The real reasons for the collapse of the Middle Class explained
Ever since the 1980's the Republican party has incorporated the hypothesis of trickle down economics into the very heart of it's fiscal policy initiatives. It consists of the belief that cutting taxes for corporations and the wealthy will allow them to invest more into the economy, create jobs and improve conditions for everyone.
But how does this belief measure up to economic trends? One quick way to measure this is to compare levels of income inequality with the corresponding top marginal tax rates. If tax cuts on the rich benefited all of society equally than we should be seeing a very small change in the level of inequality. Instead we see this:
As the graph clearly shows decreases in the top marginal tax rate come with enormous increases in the percentage of American wealth owned by the top one percent. So what effect does this have on the remainder of Americans. Haven't their wages increased at all?

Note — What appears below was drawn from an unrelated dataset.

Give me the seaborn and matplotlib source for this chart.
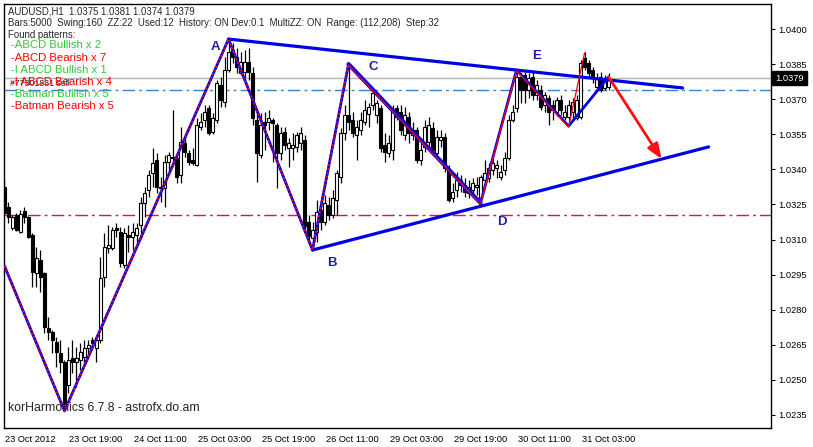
import numpy as np
import pandas as pd
import matplotlib
matplotlib.use("Agg")
import matplotlib.pyplot as plt
import matplotlib.transforms as mtransforms
import seaborn as sns

# ---------------- data ----------------
opens = [
1.03325,1.03239,1.03149,1.03205,1.03132,1.03222,1.03196,1.03119,1.02957,1.03013,
1.02957,1.02722,1.02705,1.02662,1.02615,1.02576,1.02478,1.02594,1.02576,1.02585,
1.02598,1.02636,1.02671,1.02636,1.02671,1.02940,1.03064,1.03064,1.03149,1.03132,
1.02991,1.03119,1.03111,1.03119,1.03162,1.03256,1.03312,1.03384,1.03440,1.03320,
1.03320,1.03431,1.03449,1.03449,1.03376,1.03513,1.03470,1.03440,1.03419,1.03581,
1.03611,1.03662,1.03560,1.03611,1.03761,1.03688,1.03825,1.03910,1.03880,1.03812,
1.03816,1.03859,1.03812,1.03611,1.03461,1.03602,1.03602,1.03611,1.03590,1.03470,
1.03560,1.03491,1.03491,1.03496,1.03513,1.03526,1.03175,1.03107,1.03132,1.03226,
1.03175,1.03248,1.03205,1.03269,1.03367,1.03555,1.03632,1.03611,1.03547,1.03568,
1.03602,1.03637,1.03675,1.03632,1.03662,1.03504,1.03470,1.03483,1.03662,1.03645,
1.03547,1.03624,1.03547,1.03568,1.03440,1.03496,1.03517,1.03577,1.03470,1.03526,
1.03538,1.03397,1.03278,1.03312,1.03355,1.03333,1.03299,1.03312,1.03325,1.03278,
1.03355,1.03363,1.03397,1.03406,1.03367,1.03397,1.03449,1.03611,1.03662,1.03795,
1.03803,1.03739,1.03795,1.03718,1.03739,1.03675,1.03705,1.03675,1.03645,1.03697,
1.03624,1.03624,1.03645,1.03620,1.03624,1.03876,1.03855,1.03825,1.03752,1.03795,
1.03748,1.0375]

highs = [
1.03355,1.03260,1.03205,1.03213,1.03226,1.03239,1.03201,1.03128,1.03068,1.03055,
1.02961,1.02769,1.02713,1.02683,1.02671,1.02585,1.02641,1.02671,1.02641,1.02658,
1.02671,1.02671,1.02683,1.02692,1.03025,1.03128,1.03162,1.03154,1.03171,1.03154,
1.03149,1.03162,1.03171,1.03171,1.03282,1.03325,1.03397,1.03491,1.03470,1.03367,
1.03461,1.03474,1.03654,1.03470,1.03581,1.03538,1.03483,1.03491,1.03620,1.03641,
1.03675,1.03675,1.03641,1.03782,1.03795,1.03880,1.03957,1.03940,1.03919,1.03902,
1.03910,1.03919,1.03838,1.03654,1.03641,1.03645,1.03654,1.03620,1.03598,1.03581,
1.03581,1.03534,1.03555,1.03560,1.03581,1.03547,1.03205,1.03175,1.03269,1.03269,
1.03290,1.03282,1.03312,1.03397,1.03577,1.03675,1.03850,1.03645,1.03611,1.03645,
1.03697,1.03684,1.03748,1.03697,1.03675,1.03555,1.03547,1.03675,1.03675,1.03675,
1.03667,1.03645,1.03602,1.03581,1.03513,1.03611,1.03624,1.03602,1.03568,1.03568,
1.03555,1.03419,1.03342,1.03389,1.03376,1.03363,1.03355,1.03363,1.03367,1.03376,
1.03440,1.03427,1.03449,1.03440,1.03419,1.03474,1.03632,1.03675,1.03825,1.03812,
1.03816,1.03812,1.03816,1.03782,1.03761,1.03731,1.03718,1.03697,1.03709,1.03718,
1.03675,1.03697,1.03705,1.03718,1.03868,1.03902,1.03868,1.03838,1.03812,1.03816,
1.03803,1.0381]

lows = [
1.03205,1.03171,1.03141,1.03136,1.03128,1.03171,1.03107,1.02897,1.02897,1.02876,
1.02700,1.02671,1.02615,1.02555,1.02529,1.02367,1.02444,1.02529,1.02470,1.02542,
1.02572,1.02615,1.02628,1.02576,1.02658,1.02897,1.03042,1.03055,1.03111,1.02983,
1.02978,1.03047,1.03055,1.03068,1.03111,1.03196,1.03282,1.03325,1.03299,1.03260,
1.03239,1.03397,1.03427,1.03342,1.03342,1.03453,1.03419,1.03419,1.03414,1.03568,
1.03581,1.03547,1.03551,1.03598,1.03667,1.03667,1.03816,1.03855,1.03812,1.03803,
1.03791,1.03782,1.03590,1.03346,1.03449,1.03483,1.03568,1.03431,1.03320,1.03440,
1.03483,1.03410,1.03440,1.03474,1.03483,1.03141,1.03081,1.03055,1.03089,1.03141,
1.03162,1.03184,1.03192,1.03205,1.03342,1.03526,1.03568,1.03538,1.03440,1.03547,
1.03590,1.03581,1.03654,1.03598,1.03474,1.03431,1.03453,1.03440,1.03611,1.03547,
1.03526,1.03513,1.03526,1.03427,1.03419,1.03474,1.03491,1.03474,1.03453,1.03496,
1.03389,1.03260,1.03260,1.03282,1.03303,1.03282,1.03278,1.03282,1.03290,1.03256,
1.03342,1.03346,1.03376,1.03363,1.03355,1.03376,1.03440,1.03602,1.03645,1.03684,
1.03684,1.03705,1.03697,1.03697,1.03654,1.03645,1.03590,1.03611,1.03628,1.03632,
1.03611,1.03585,1.03620,1.03611,1.03615,1.03825,1.03795,1.03769,1.03739,1.03731,
1.03739,1.0374]

closes = [
1.03213,1.03196,1.03196,1.03141,1.03209,1.03196,1.03111,1.02961,1.03021,1.02940,
1.02726,1.02705,1.02671,1.02619,1.02576,1.02401,1.02585,1.02576,1.02594,1.02619,
1.02636,1.02649,1.02658,1.02671,1.02936,1.03068,1.03077,1.03141,1.03141,1.03000,
1.03128,1.03111,1.03132,1.03149,1.03256,1.03299,1.03376,1.03427,1.03325,1.03325,
1.03431,1.03461,1.03453,1.03367,1.03517,1.03474,1.03431,1.03427,1.03590,1.03602,
1.03645,1.03555,1.03620,1.03769,1.03697,1.03825,1.03902,1.03880,1.03838,1.03859,
1.03859,1.03816,1.03620,1.03470,1.03590,1.03590,1.03620,1.03598,1.03470,1.03555,
1.03504,1.03513,1.03504,1.03547,1.03555,1.03158,1.03115,1.03141,1.03218,1.03175,
1.03256,1.03205,1.03278,1.03384,1.03555,1.03632,1.03602,1.03555,1.03581,1.03611,
1.03654,1.03667,1.03726,1.03684,1.03491,1.03474,1.03513,1.03654,1.03624,1.03568,
1.03632,1.03555,1.03568,1.03440,1.03483,1.03581,1.03590,1.03483,1.03538,1.03538,
1.03406,1.03269,1.03303,1.03355,1.03333,1.03303,1.03325,1.03342,1.03333,1.03367,
1.03384,1.03406,1.03427,1.03419,1.03389,1.03449,1.03611,1.03645,1.03795,1.03739,
1.03739,1.03791,1.03718,1.03761,1.03667,1.03718,1.03645,1.03654,1.03697,1.03654,
1.03645,1.03675,1.03688,1.03697,1.03855,1.03838,1.03812,1.03791,1.03791,1.03739,
1.03782,1.0379]

# zigzag turning points (bar index, price)
zz_bars = [0, 15, 56, 77, 86, 119, 128, 141, 145]
zz_prices = [1.02987, 1.02367, 1.03957, 1.03055, 1.03850, 1.03256, 1.03825, 1.03585, 1.03902]

# pattern points
pt_names = ["A", "B", "C", "D", "E"]
pt_bars = [52.8, 81.8, 92.3, 124.3, 133.0]
pt_prices = [1.03923, 1.03000, 1.03838, 1.03175, 1.03885]

upper_tl_bars = [56, 169.5]
upper_tl_prices = [1.03957, 1.03748]
lower_tl_bars = [77, 176]
lower_tl_prices = [1.03055, 1.03496]
pattern_bars = [119, 128, 141, 151]
pattern_prices = [1.03256, 1.03825, 1.03585, 1.03795]
arrow_start = (151, 1.03795)
arrow_end = (164.25, 1.03444)

last_price = 1.0379
blue_level = 1.03739
red_level = 1.03205

x_tick_bars = [0, 16, 32, 48, 64, 80, 96, 112, 128, 144]
x_tick_labels = ["23 Oct 2012", "23 Oct 19:00", "24 Oct 11:00", "25 Oct 03:00",
                 "25 Oct 19:00", "26 Oct 11:00", "29 Oct 03:00", "29 Oct 19:00",
                 "30 Oct 11:00", "31 Oct 03:00"]
y_ticks = [1.0235, 1.0250, 1.0265, 1.0280, 1.0295, 1.0310, 1.0325,
           1.0340, 1.0355, 1.0370, 1.0385, 1.0400]

header1 = "AUDUSD,H1  1.0375 1.0381 1.0374 1.0379"
header2 = "Bars:5000  Swing:160  ZZ:22  Used:12  History: ON Dev:0.1  MultiZZ: ON  Range: (112,208)  Step:32"
found_lines = ["-ABCD Bullish x 2", "-ABCD Bearish x 7", "-I ABCD Bullish x 1",
               "-I ABCD Bearish x 4", "-Batman Bullish x 5", "-Batman Bearish x 5"]
found_colors = ["#33c833", "#ff0000", "#33c833", "#ff0000", "#33c833", "#ff0000"]

# ---------------- style ----------------
sns.set_style("white")
plt.rcParams['font.family'] = ['Liberation Sans', 'DejaVu Sans']

W, H = 813, 447
fig = plt.figure(figsize=(W / 100, H / 100), dpi=100)
fig.patch.set_facecolor("white")
ax = fig.add_axes([4 / W, (H - 428) / H, 767 / W, 424 / H])

df = pd.DataFrame({"bar": np.arange(len(opens)), "open": opens, "high": highs,
                   "low": lows, "close": closes})
hi = df[["open", "high", "close"]].max(axis=1)
lo = df[["open", "low", "close"]].min(axis=1)

# wicks
ax.vlines(df["bar"], lo, hi, color="black", lw=0.9, zorder=2)
# bodies
up = df["close"] >= df["open"]
body_b = np.minimum(df["open"], df["close"])
body_h = np.maximum(np.abs(df["close"] - df["open"]), 0.00002)
ax.bar(df["bar"][up], body_h[up], bottom=body_b[up], width=0.55,
       facecolor="white", edgecolor="black", lw=0.8, zorder=3)
ax.bar(df["bar"][~up], body_h[~up], bottom=body_b[~up], width=0.55,
       facecolor="black", edgecolor="black", lw=0.8, zorder=3)

# horizontal levels
ax.axhline(last_price, color="#b4b4b4", lw=1, zorder=1)
ax.axhline(blue_level, color="#3c82c4", lw=1, ls=(0, (9, 3, 2, 3)), zorder=1)
ax.axhline(red_level, color="#e8103c", lw=1, ls=(0, (9, 3, 2, 3)), zorder=1)

BLUE = "#0000e6"
# trend lines
sns.lineplot(x=upper_tl_bars, y=upper_tl_prices, ax=ax, color=BLUE, lw=2.3, zorder=5)
sns.lineplot(x=lower_tl_bars, y=lower_tl_prices, ax=ax, color=BLUE, lw=2.3, zorder=5)

# zigzag (first part shown as blue/red dotted)
sns.lineplot(x=zz_bars[:5], y=zz_prices[:5], ax=ax, sort=False, color=BLUE, lw=2.0, zorder=5)
sns.lineplot(x=zz_bars[:5], y=zz_prices[:5], ax=ax, sort=False, color="#ff0000", lw=1.2,
             zorder=6).lines[-1].set_dashes([1.2, 1.2])
# C-D thick pattern leg
sns.lineplot(x=zz_bars[4:6], y=zz_prices[4:6], ax=ax, color=BLUE, lw=3.0, zorder=5)
# D-E-F-last pattern legs
sns.lineplot(x=pattern_bars, y=pattern_prices, ax=ax, sort=False, color=BLUE, lw=2.0, zorder=5)
# thin red zigzag for remaining legs
sns.lineplot(x=zz_bars[4:], y=[p - 0.00004 for p in zz_prices[4:]], ax=ax, sort=False,
             color="#ff0000", lw=0.9, zorder=6)

ax.annotate("", xy=arrow_end, xytext=arrow_start,
            arrowprops=dict(arrowstyle="-|>,head_length=0.9,head_width=0.35",
                            color="#ff1010", lw=2.0, shrinkA=0, shrinkB=0), zorder=7)

for n, b, p in zip(pt_names, pt_bars, pt_prices):
    ax.text(b, p, n, color="#2020a8", fontsize=9.5, fontweight="bold",
            ha="center", va="center", zorder=8)

# axes settings
ax.set_xlim(-0.12, 191.6)
ax.set_ylim(1.02294, 1.04107)
ax.yaxis.tick_right()
ax.set_yticks(y_ticks)
ax.set_yticklabels([f"{v:.4f}" for v in y_ticks])
ax.set_xticks(x_tick_bars)
ax.set_xticklabels(x_tick_labels, ha="left")
ax.tick_params(axis="both", direction="out", length=3, width=0.8, colors="black",
               labelsize=6.7, pad=2)
offset = mtransforms.ScaledTranslation(1 / 100, 0, fig.dpi_scale_trans)
for lab in ax.get_xticklabels():
    lab.set_transform(lab.get_transform() + offset)
for s in ax.spines.values():
    s.set_color("black")
    s.set_linewidth(1.0)
ax.set_xlabel("")
ax.set_ylabel("")
if ax.get_legend() is not None:
    ax.get_legend().remove()

# current price box
tr = mtransforms.blended_transform_factory(ax.transAxes, ax.transData)
ax.text(1.0055, last_price, f"{last_price:.4f}", transform=tr, color="white",
        fontsize=6.7, ha="left", va="center", clip_on=False,
        bbox=dict(boxstyle="square,pad=0.3", fc="black", ec="black"))


def fxy(px, py):
    return px / W, 1 - py / H


fig.text(*fxy(8, 12), header1, fontsize=6.9, va="center", ha="left")
fig.text(*fxy(8, 23), header2, fontsize=6.9, va="center", ha="left")
fig.text(*fxy(8, 35), "Found patterns:", fontsize=6.9, va="center", ha="left")
for i, (t, c) in enumerate(zip(found_lines, found_colors)):
    fig.text(*fxy(11, 45.5 + 12.1 * i), t, fontsize=8.2, color=c, va="center", ha="left", zorder=10)
fig.text(*fxy(10, 83), "#77301831 sell", fontsize=6.3, va="center", ha="left", color="#222222")
fig.text(*fxy(8, 408), "korHarmonics 6.7.8 - astrofx.do.am", fontsize=8.8,
         va="center", ha="left", color="#222222")

fig.savefig("out.png", dpi=100, facecolor="white")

Actually, quite the opposite has occurred. The typical male worker in 1978 made 44,308 US Dollars (adjusting for inflation) per year. As of 2010 the income of the typical male worker has decreased to a meager
$ 33,751/yr, a shocking statistic when you consider that the average wage of a top one percent earner has increased to $ 1,101,089. This being the case, why hasn't any of that enormous wealth "trickled down" to the majority of Americans?

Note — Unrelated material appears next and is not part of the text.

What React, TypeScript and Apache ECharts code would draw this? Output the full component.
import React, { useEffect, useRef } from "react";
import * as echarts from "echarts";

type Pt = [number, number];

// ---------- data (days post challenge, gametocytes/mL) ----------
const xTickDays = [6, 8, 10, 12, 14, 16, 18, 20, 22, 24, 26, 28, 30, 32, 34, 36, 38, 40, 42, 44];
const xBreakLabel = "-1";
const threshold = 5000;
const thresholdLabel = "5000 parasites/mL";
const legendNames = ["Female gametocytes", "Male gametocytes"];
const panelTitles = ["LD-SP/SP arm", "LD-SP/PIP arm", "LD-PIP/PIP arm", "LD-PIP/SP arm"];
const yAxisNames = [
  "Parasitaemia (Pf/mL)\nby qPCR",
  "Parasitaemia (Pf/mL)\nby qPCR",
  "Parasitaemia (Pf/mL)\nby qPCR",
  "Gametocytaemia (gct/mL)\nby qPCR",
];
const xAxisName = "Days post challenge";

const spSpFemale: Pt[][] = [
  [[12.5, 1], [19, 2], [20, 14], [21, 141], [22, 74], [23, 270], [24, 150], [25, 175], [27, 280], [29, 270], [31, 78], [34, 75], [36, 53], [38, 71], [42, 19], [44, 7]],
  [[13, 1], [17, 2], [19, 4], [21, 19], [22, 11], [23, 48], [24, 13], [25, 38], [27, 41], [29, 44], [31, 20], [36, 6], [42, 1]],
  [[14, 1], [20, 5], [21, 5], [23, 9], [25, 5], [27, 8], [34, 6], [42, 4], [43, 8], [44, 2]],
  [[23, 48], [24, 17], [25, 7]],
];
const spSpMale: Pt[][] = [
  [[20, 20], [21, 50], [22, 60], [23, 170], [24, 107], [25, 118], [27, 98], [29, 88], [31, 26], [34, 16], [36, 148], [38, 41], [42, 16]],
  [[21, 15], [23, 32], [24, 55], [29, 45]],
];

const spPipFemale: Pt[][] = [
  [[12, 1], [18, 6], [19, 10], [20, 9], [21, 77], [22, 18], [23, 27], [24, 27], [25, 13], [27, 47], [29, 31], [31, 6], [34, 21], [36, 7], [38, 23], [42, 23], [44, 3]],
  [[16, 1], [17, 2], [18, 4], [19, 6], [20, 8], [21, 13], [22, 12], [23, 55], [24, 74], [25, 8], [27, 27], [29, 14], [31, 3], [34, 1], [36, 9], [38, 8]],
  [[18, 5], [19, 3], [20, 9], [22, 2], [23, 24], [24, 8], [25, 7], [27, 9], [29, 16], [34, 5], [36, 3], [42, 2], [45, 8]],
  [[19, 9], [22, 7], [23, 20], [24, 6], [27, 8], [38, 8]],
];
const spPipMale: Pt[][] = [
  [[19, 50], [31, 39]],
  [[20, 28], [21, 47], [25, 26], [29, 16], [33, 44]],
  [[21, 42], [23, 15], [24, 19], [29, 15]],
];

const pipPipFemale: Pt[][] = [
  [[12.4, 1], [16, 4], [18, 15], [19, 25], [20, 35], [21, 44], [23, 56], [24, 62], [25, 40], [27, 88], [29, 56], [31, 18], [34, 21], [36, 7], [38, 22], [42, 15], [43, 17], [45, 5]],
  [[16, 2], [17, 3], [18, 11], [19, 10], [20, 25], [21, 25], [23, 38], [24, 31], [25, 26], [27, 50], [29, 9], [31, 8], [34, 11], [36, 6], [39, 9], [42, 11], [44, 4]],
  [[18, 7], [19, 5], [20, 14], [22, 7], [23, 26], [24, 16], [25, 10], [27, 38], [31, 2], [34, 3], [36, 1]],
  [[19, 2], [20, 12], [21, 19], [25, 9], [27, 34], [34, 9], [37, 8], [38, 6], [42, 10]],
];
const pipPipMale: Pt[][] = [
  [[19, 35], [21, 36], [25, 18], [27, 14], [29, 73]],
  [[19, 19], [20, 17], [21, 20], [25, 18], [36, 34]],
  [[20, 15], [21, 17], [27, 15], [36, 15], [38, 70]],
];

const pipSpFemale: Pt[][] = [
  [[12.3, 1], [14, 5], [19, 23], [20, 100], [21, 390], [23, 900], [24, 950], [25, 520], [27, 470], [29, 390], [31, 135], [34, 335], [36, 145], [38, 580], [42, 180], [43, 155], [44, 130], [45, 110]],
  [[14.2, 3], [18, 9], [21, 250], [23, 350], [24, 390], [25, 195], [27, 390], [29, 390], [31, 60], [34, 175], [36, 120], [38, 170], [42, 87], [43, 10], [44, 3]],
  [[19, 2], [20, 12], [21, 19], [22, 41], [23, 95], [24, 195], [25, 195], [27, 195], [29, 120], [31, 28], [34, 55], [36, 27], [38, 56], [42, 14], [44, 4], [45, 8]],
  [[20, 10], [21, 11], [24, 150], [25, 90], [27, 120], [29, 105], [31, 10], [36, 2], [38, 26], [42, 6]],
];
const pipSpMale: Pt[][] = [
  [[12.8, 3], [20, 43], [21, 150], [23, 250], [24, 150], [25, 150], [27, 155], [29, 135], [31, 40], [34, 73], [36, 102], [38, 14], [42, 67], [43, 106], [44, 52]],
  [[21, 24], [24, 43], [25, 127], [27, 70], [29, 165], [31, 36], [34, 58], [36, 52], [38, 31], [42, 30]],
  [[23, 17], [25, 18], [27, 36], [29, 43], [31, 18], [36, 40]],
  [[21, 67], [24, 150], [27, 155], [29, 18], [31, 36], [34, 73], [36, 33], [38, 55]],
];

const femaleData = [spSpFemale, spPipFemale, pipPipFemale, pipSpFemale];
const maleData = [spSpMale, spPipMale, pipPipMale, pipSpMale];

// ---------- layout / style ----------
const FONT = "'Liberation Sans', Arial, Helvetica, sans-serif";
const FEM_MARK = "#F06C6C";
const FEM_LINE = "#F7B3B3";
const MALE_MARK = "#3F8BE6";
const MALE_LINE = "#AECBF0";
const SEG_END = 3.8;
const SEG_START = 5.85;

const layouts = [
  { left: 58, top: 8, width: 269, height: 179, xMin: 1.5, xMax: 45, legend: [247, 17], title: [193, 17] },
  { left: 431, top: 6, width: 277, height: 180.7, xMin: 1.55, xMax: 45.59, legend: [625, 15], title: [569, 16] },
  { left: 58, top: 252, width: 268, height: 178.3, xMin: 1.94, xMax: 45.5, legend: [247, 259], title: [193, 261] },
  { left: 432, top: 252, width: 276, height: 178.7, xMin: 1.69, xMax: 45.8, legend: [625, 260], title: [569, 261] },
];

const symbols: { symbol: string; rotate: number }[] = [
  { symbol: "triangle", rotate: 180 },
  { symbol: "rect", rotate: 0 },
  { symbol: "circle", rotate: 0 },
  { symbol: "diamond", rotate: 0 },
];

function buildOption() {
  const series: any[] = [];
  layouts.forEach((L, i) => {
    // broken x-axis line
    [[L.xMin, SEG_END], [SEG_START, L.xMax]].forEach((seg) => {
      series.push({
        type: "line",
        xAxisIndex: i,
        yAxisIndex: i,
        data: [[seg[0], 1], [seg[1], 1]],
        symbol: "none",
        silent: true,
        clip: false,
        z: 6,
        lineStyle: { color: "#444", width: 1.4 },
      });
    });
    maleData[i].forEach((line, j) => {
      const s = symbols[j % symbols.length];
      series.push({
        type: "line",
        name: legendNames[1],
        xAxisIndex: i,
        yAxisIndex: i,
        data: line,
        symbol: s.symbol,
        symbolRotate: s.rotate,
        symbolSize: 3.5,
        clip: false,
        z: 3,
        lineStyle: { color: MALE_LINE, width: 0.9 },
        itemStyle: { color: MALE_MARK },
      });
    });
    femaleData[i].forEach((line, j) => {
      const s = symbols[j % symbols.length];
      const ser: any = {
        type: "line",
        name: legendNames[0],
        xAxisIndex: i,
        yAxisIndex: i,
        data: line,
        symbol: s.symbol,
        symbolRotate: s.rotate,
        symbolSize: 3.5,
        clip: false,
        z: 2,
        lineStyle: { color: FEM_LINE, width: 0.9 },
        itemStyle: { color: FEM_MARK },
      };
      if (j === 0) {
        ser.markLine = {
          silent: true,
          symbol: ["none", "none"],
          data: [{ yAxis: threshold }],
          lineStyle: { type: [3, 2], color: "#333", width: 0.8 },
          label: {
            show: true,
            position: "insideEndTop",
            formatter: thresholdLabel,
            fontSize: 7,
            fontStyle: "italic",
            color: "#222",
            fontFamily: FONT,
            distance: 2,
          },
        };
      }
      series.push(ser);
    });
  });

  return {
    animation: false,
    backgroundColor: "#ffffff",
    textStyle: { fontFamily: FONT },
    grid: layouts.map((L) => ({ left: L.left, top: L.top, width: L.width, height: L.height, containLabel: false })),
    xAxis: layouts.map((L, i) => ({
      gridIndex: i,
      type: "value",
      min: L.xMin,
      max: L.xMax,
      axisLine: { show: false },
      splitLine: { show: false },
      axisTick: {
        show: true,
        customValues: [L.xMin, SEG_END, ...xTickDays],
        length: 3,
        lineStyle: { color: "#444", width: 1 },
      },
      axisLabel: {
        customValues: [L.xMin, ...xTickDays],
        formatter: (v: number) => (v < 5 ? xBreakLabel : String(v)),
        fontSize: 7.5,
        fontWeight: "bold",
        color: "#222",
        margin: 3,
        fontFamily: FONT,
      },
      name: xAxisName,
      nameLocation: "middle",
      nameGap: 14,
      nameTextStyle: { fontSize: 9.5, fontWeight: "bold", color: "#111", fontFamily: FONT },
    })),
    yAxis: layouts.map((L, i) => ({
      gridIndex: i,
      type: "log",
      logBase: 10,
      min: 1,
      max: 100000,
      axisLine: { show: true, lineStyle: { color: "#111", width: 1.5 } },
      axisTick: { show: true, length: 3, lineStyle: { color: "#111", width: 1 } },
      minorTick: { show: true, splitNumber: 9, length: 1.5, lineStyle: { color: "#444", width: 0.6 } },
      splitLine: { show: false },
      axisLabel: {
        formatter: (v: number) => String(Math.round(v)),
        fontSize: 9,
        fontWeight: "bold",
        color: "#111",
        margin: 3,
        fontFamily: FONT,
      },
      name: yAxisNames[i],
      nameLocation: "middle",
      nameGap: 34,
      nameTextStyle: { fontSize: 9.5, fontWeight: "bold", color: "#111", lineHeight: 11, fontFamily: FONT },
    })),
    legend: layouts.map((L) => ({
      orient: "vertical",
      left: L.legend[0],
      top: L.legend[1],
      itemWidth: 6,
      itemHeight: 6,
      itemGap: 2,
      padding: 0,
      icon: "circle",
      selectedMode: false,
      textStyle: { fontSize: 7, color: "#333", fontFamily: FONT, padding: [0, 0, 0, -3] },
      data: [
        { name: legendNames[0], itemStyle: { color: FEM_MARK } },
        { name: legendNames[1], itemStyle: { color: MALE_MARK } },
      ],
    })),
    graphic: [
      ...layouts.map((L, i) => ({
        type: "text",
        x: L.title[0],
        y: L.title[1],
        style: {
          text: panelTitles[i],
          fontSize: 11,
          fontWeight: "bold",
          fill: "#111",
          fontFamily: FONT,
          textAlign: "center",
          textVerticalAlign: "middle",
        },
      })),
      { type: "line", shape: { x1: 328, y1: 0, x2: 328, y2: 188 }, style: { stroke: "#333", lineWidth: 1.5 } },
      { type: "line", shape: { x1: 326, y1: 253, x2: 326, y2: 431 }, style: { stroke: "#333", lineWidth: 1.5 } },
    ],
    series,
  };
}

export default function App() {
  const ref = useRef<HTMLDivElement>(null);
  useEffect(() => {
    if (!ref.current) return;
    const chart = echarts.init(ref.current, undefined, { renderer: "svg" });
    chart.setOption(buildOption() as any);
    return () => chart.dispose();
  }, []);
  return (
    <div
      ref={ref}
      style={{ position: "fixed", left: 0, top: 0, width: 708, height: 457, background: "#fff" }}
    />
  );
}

The answer to this dilemma lies in the rarely acknowledged fact that the true spenders and job creators of every economy are the members of the middle class. If this idea seems revolutionary to you consider the following. What are the similarities in financial habits between the ultra rich and the middle class? Do they not both have the same basic necessities; 3 meals a day, a car, a home... While it is true that the one percent may spend their money on more luxurious versions of the same products (Lamborghini vs Mazda) they are eventually left with large amounts of disposable income. In an increasingly globalized world in which it is much cheaper to purchase goods in foreign markets and then import them into the US, this income is unlikely to be invested directly into the American economy.
On the other hand when the marginal tax rate is increased, the government can afford to invest directly in it's population by funding social welfare programs and and providing financial aid to make college more affordable. This in turn creates a highly skilled workforce which can now afford to spend more of it's income in and way that directly benefits the American economy by eating out and buying more expensive amenities than they could previously afford. To meet this increased demand companies are forced to hire more employees in the service industry which in turn reduces unemployment.